[WORK TO COMPLETE] All the data should be repeated exactly. Any image in it is left out.

++++++++

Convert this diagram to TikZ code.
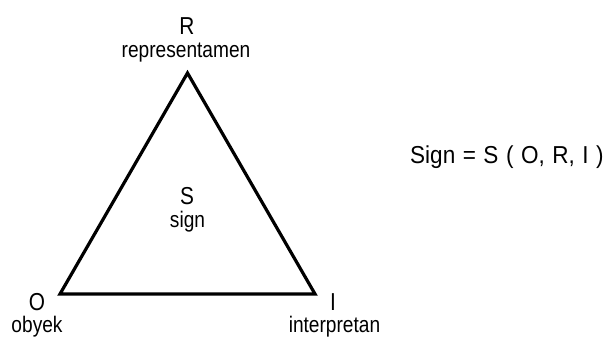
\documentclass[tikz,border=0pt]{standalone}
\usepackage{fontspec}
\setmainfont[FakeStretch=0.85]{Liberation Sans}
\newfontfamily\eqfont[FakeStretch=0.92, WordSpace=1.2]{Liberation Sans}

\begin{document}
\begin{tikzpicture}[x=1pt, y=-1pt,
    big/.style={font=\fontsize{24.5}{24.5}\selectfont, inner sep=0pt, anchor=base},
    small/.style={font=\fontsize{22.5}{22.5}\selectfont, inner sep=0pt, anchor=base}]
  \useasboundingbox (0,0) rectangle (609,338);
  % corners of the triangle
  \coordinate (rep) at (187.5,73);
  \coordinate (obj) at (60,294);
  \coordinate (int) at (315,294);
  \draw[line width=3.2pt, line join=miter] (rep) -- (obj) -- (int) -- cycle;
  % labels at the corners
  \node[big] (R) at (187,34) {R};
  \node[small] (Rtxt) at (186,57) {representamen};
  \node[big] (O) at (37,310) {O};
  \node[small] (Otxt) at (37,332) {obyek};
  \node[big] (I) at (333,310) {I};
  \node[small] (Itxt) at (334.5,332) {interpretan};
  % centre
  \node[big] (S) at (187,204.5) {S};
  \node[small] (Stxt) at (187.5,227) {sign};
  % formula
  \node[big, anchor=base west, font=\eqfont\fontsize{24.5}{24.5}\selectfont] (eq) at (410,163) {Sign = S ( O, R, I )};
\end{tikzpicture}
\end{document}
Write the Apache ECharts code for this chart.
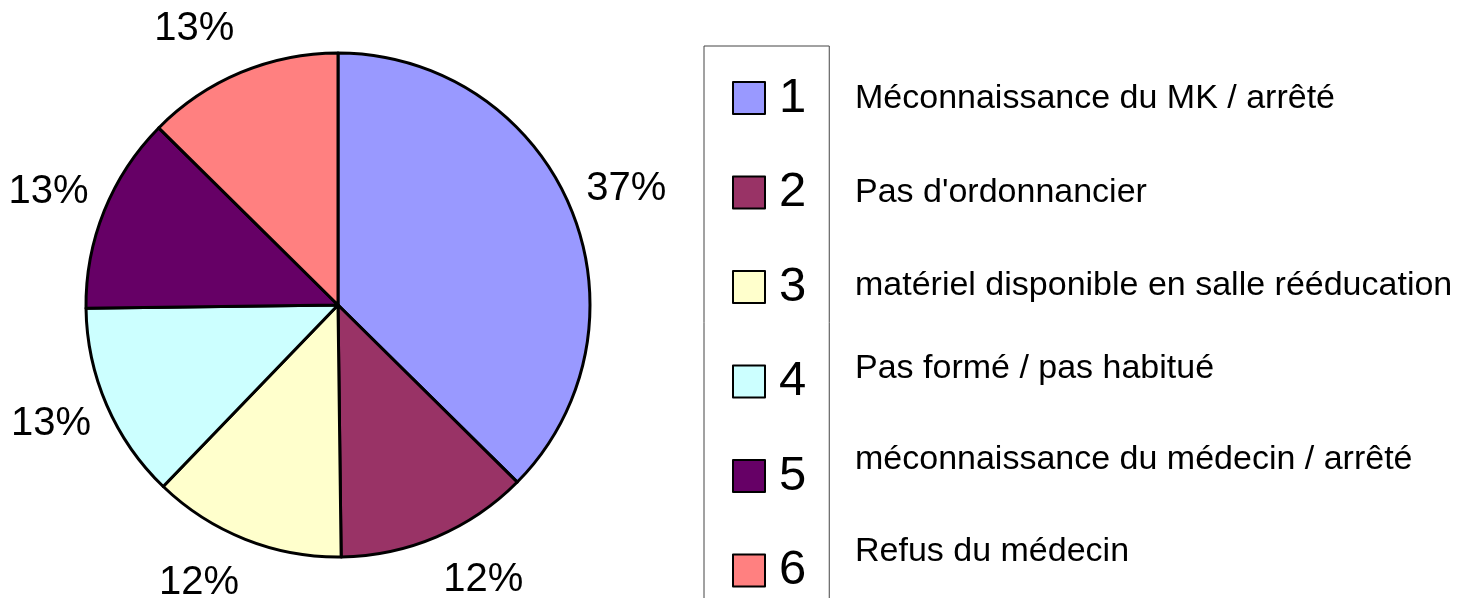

++++++++

[WRITTEN SOLUTION]
Convert this diagram to TikZ code.
\documentclass[tikz,border=0pt]{standalone}
\usepackage{fontspec}
\setmainfont[FakeStretch=0.85]{Liberation Sans}
\newfontfamily\eqfont[FakeStretch=0.92, WordSpace=1.2]{Liberation Sans}

\begin{document}
\begin{tikzpicture}[x=1pt, y=-1pt,
    big/.style={font=\fontsize{24.5}{24.5}\selectfont, inner sep=0pt, anchor=base},
    small/.style={font=\fontsize{22.5}{22.5}\selectfont, inner sep=0pt, anchor=base}]
  \useasboundingbox (0,0) rectangle (609,338);
  % corners of the triangle
  \coordinate (rep) at (187.5,73);
  \coordinate (obj) at (60,294);
  \coordinate (int) at (315,294);
  \draw[line width=3.2pt, line join=miter] (rep) -- (obj) -- (int) -- cycle;
  % labels at the corners
  \node[big] (R) at (187,34) {R};
  \node[small] (Rtxt) at (186,57) {representamen};
  \node[big] (O) at (37,310) {O};
  \node[small] (Otxt) at (37,332) {obyek};
  \node[big] (I) at (333,310) {I};
  \node[small] (Itxt) at (334.5,332) {interpretan};
  % centre
  \node[big] (S) at (187,204.5) {S};
  \node[small] (Stxt) at (187.5,227) {sign};
  % formula
  \node[big, anchor=base west, font=\eqfont\fontsize{24.5}{24.5}\selectfont] (eq) at (410,163) {Sign = S ( O, R, I )};
\end{tikzpicture}
\end{document}
Write the Apache ECharts code for this chart.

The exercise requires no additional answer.